Lockerbie, Lockerbie.
The New Yorker article is about Ken Dorstein, a sophomore at Brown whose brother David had been on the plane.
This is what he did:
He traveled to Scotland and spent several weeks in Lockerbie interviewing investigators and walking through the pastures where the plane had gone down. He read the transcript of the Scottish Fatal Accident Inquiry, which exceeded fifteen-thousand pages, and he located the patch of grass where David’s body had landed.
Dorstein tells The New Yorker: “I had found a less painful way to miss my brother, by not missing him at all, just trying to document what happened to his body.”
He also married his brother’s ex-girlfriend.
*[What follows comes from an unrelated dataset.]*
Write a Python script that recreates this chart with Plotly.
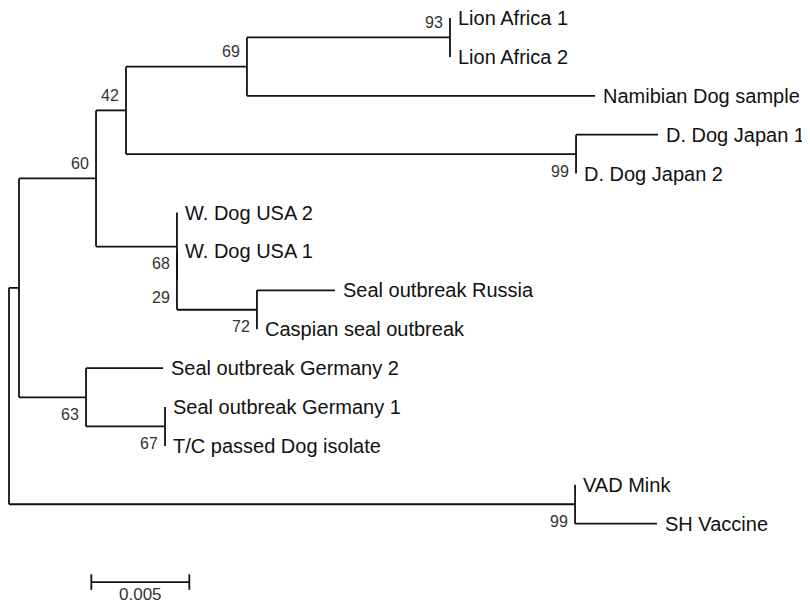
import plotly.graph_objects as go

# ---- data ----
tip_order = [
    "Lion Africa 1", "Lion Africa 2", "Namibian Dog sample",
    "D. Dog Japan 1", "D. Dog Japan 2",
    "W. Dog USA 2", "W. Dog USA 1",
    "Seal outbreak Russia", "Caspian seal outbreak",
    "Seal outbreak Germany 2", "Seal outbreak Germany 1", "T/C passed Dog isolate",
    "VAD Mink", "SH Vaccine",
]
edge_parent = ["root", "A", "B", "C", "D", "Lion", "Lion", "D", "C", "Japan", "Japan",
               "B", "WD", "WD", "N29", "N29", "Seal", "Seal",
               "A", "Ger", "Ger", "GT", "GT",
               "root", "Mink", "Mink"]
edge_child = ["A", "B", "C", "D", "Lion", "Lion Africa 1", "Lion Africa 2", "Namibian Dog sample",
              "Japan", "D. Dog Japan 1", "D. Dog Japan 2",
              "WD", "W. Dog USA 2", "N29", "W. Dog USA 1", "Seal", "Seal outbreak Russia", "Caspian seal outbreak",
              "Ger", "Seal outbreak Germany 2", "GT", "Seal outbreak Germany 1", "T/C passed Dog isolate",
              "Mink", "VAD Mink", "SH Vaccine"]
edge_length = [0.00051, 0.00393, 0.00153, 0.00617, 0.01036, 0.0, 0.0, 0.01776,
               0.02296, 0.00418, 0.0,
               0.00413, 0.0, 0.0, 0.0, 0.00408, 0.00398, 0.0,
               0.00342, 0.00393, 0.00403, 0.0, 0.0,
               0.02888, 0.0, 0.00418]
boot_node = ["Lion", "D", "C", "B", "Japan", "WD", "N29", "Seal", "Ger", "GT", "Mink"]
boot_value = ["93", "69", "42", "60", "99", "68", "29", "72", "63", "67", "99"]
boot_side = ["above", "above", "above", "above", "below", "below", "below", "below", "below", "below", "below"]
scale_length = 0.005
scale_label = "0.005"

# ---- layout of tree ----
children = {}
blen = {}
for p, c, l in zip(edge_parent, edge_child, edge_length):
    children.setdefault(p, []).append(c)
    blen[c] = l

xpos, ypos = {}, {}


def place_x(n, x):
    xpos[n] = x
    for c in children.get(n, []):
        place_x(c, x + blen[c])


def place_y(n):
    if n not in children:
        ypos[n] = tip_order.index(n)
        return ypos[n]
    ys = [place_y(c) for c in children[n]]
    ypos[n] = (ys[0] + ys[-1]) / 2
    return ypos[n]


place_x("root", 0.0)
place_y("root")

lx, ly = [], []
for n, ch in children.items():
    lx += [xpos[n], xpos[n], None]
    ly += [ypos[ch[0]], ypos[ch[-1]], None]
    for c in ch:
        if blen[c] > 0:
            lx += [xpos[n], xpos[c], None]
            ly += [ypos[c], ypos[c], None]

LINE = dict(color="#111111", width=1.8)
fig = go.Figure()
fig.add_trace(go.Scatter(x=lx, y=ly, mode="lines", line=LINE, hoverinfo="skip", showlegend=False))

# scale bar
sb_x0 = 0.0042
sb_y = 14.5
fig.add_trace(go.Scatter(
    x=[sb_x0, sb_x0 + scale_length, None, sb_x0, sb_x0, None, sb_x0 + scale_length, sb_x0 + scale_length],
    y=[sb_y, sb_y, None, sb_y - 0.2, sb_y + 0.2, None, sb_y - 0.2, sb_y + 0.2],
    mode="lines", line=LINE, hoverinfo="skip", showlegend=False))

LEAF_FONT = dict(family="Liberation Sans, Arial", size=20, color="#111111")
NUM_FONT = dict(family="Liberation Sans, Arial", size=16, color="#333333")
annotations = []
for t in tip_order:
    annotations.append(dict(x=xpos[t], y=ypos[t], text=t, showarrow=False, xanchor="left",
                            yanchor="middle", xshift=6, font=LEAF_FONT))
for n, v, s in zip(boot_node, boot_value, boot_side):
    annotations.append(dict(x=xpos[n], y=ypos[n], text=v, showarrow=False, xanchor="right",
                            yanchor="middle", xshift=-5, yshift=15 if s == "above" else -17,
                            font=NUM_FONT))
annotations.append(dict(x=sb_x0 + scale_length / 2, y=sb_y, text=scale_label, showarrow=False,
                        xanchor="center", yanchor="middle", yshift=-12,
                        font=dict(family="Liberation Sans, Arial", size=17, color="#333333")))

# page body has an 8 px margin, so plot pixels are offset by 8
px_per_unit = 19600.0
x0_px = 1.0
row0_px = 10.0
row_px = 38.9
fig.update_layout(
    width=810, height=612, margin=dict(l=0, r=0, t=0, b=0),
    paper_bgcolor="white", plot_bgcolor="white",
    xaxis=dict(range=[-x0_px / px_per_unit, (810 - x0_px) / px_per_unit], visible=False, fixedrange=True),
    yaxis=dict(range=[(612 - row0_px) / row_px, -row0_px / row_px], visible=False, fixedrange=True),
    annotations=annotations,
)
fig.write_html("out.html")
When he told his wife that he wanted to go to Libya to confront the “culprits who were still alive,” he invoked what they call in their marriage “the Lockerbie dispensation.” She could not refuse him.
Dorstein showed the New Yorker reporter a large map of Lockerbie, “with hundreds of colored pushpins indicating where the bodies had fallen.” In death, as in life, there were divisions: first-class passengers clustered in one place, economy passengers in another (But isn’t it interesting that they all ended up in the same place anyway: which is to say, dead)
Shhh, now.
Self has to finish reading the article.